══ SOURCE MATERIAL

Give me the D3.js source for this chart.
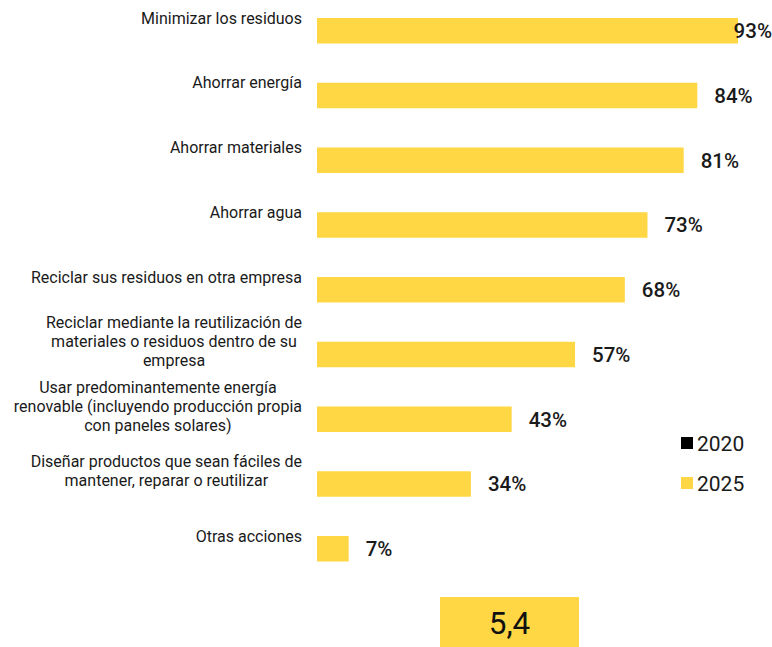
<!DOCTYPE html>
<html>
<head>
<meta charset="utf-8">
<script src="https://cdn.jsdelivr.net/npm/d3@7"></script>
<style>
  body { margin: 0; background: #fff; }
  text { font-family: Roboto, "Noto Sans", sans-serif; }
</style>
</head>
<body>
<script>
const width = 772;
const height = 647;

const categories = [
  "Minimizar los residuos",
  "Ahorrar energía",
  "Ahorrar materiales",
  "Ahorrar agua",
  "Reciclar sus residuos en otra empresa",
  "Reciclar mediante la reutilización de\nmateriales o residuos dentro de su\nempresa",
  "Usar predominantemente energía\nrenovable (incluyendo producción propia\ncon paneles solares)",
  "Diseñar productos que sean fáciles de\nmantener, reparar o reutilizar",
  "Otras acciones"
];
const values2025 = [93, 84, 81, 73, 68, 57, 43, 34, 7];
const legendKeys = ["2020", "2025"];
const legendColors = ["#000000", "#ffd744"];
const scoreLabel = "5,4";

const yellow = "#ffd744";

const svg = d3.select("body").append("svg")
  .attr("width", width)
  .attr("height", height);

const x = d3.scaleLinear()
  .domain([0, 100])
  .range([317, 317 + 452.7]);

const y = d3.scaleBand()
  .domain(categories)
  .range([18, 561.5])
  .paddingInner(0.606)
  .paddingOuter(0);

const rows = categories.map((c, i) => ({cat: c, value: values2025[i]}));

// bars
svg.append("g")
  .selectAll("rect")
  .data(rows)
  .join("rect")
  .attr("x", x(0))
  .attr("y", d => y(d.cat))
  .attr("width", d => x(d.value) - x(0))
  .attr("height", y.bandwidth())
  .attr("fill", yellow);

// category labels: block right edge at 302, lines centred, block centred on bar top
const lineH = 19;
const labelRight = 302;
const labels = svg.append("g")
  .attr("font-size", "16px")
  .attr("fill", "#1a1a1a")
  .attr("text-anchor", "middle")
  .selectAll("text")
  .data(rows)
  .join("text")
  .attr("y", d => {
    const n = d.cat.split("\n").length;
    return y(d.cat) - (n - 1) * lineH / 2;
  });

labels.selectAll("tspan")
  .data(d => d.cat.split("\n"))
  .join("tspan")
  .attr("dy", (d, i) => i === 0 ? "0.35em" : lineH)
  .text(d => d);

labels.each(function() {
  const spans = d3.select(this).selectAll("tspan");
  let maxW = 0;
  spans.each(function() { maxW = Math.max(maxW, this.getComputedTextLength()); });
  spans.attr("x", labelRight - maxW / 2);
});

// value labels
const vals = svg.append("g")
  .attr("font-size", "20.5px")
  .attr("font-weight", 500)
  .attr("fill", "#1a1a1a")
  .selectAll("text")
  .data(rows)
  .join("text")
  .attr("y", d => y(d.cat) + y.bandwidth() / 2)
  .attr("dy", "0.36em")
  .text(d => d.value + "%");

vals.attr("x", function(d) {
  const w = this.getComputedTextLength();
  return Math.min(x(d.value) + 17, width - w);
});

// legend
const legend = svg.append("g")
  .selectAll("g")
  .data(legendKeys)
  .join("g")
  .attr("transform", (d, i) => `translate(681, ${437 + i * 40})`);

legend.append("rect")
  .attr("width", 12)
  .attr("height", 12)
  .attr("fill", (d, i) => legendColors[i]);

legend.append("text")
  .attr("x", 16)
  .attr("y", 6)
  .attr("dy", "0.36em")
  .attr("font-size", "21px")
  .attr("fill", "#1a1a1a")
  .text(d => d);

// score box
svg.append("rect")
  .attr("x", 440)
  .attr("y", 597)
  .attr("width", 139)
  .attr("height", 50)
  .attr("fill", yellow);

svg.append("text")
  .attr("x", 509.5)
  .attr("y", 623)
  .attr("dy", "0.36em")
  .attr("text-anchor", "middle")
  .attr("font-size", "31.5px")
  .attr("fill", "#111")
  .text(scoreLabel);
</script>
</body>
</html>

════

* **SET PROBLEM**: The material above must be printed exactly, with its pictures left out.

* **FINISHED ANSWER**:
Give me the D3.js source for this chart.
<!DOCTYPE html>
<html>
<head>
<meta charset="utf-8">
<script src="https://cdn.jsdelivr.net/npm/d3@7"></script>
<style>
  body { margin: 0; background: #fff; }
  text { font-family: Roboto, "Noto Sans", sans-serif; }
</style>
</head>
<body>
<script>
const width = 772;
const height = 647;

const categories = [
  "Minimizar los residuos",
  "Ahorrar energía",
  "Ahorrar materiales",
  "Ahorrar agua",
  "Reciclar sus residuos en otra empresa",
  "Reciclar mediante la reutilización de\nmateriales o residuos dentro de su\nempresa",
  "Usar predominantemente energía\nrenovable (incluyendo producción propia\ncon paneles solares)",
  "Diseñar productos que sean fáciles de\nmantener, reparar o reutilizar",
  "Otras acciones"
];
const values2025 = [93, 84, 81, 73, 68, 57, 43, 34, 7];
const legendKeys = ["2020", "2025"];
const legendColors = ["#000000", "#ffd744"];
const scoreLabel = "5,4";

const yellow = "#ffd744";

const svg = d3.select("body").append("svg")
  .attr("width", width)
  .attr("height", height);

const x = d3.scaleLinear()
  .domain([0, 100])
  .range([317, 317 + 452.7]);

const y = d3.scaleBand()
  .domain(categories)
  .range([18, 561.5])
  .paddingInner(0.606)
  .paddingOuter(0);

const rows = categories.map((c, i) => ({cat: c, value: values2025[i]}));

// bars
svg.append("g")
  .selectAll("rect")
  .data(rows)
  .join("rect")
  .attr("x", x(0))
  .attr("y", d => y(d.cat))
  .attr("width", d => x(d.value) - x(0))
  .attr("height", y.bandwidth())
  .attr("fill", yellow);

// category labels: block right edge at 302, lines centred, block centred on bar top
const lineH = 19;
const labelRight = 302;
const labels = svg.append("g")
  .attr("font-size", "16px")
  .attr("fill", "#1a1a1a")
  .attr("text-anchor", "middle")
  .selectAll("text")
  .data(rows)
  .join("text")
  .attr("y", d => {
    const n = d.cat.split("\n").length;
    return y(d.cat) - (n - 1) * lineH / 2;
  });

labels.selectAll("tspan")
  .data(d => d.cat.split("\n"))
  .join("tspan")
  .attr("dy", (d, i) => i === 0 ? "0.35em" : lineH)
  .text(d => d);

labels.each(function() {
  const spans = d3.select(this).selectAll("tspan");
  let maxW = 0;
  spans.each(function() { maxW = Math.max(maxW, this.getComputedTextLength()); });
  spans.attr("x", labelRight - maxW / 2);
});

// value labels
const vals = svg.append("g")
  .attr("font-size", "20.5px")
  .attr("font-weight", 500)
  .attr("fill", "#1a1a1a")
  .selectAll("text")
  .data(rows)
  .join("text")
  .attr("y", d => y(d.cat) + y.bandwidth() / 2)
  .attr("dy", "0.36em")
  .text(d => d.value + "%");

vals.attr("x", function(d) {
  const w = this.getComputedTextLength();
  return Math.min(x(d.value) + 17, width - w);
});

// legend
const legend = svg.append("g")
  .selectAll("g")
  .data(legendKeys)
  .join("g")
  .attr("transform", (d, i) => `translate(681, ${437 + i * 40})`);

legend.append("rect")
  .attr("width", 12)
  .attr("height", 12)
  .attr("fill", (d, i) => legendColors[i]);

legend.append("text")
  .attr("x", 16)
  .attr("y", 6)
  .attr("dy", "0.36em")
  .attr("font-size", "21px")
  .attr("fill", "#1a1a1a")
  .text(d => d);

// score box
svg.append("rect")
  .attr("x", 440)
  .attr("y", 597)
  .attr("width", 139)
  .attr("height", 50)
  .attr("fill", yellow);

svg.append("text")
  .attr("x", 509.5)
  .attr("y", 623)
  .attr("dy", "0.36em")
  .attr("text-anchor", "middle")
  .attr("font-size", "31.5px")
  .attr("fill", "#111")
  .text(scoreLabel);
</script>
</body>
</html>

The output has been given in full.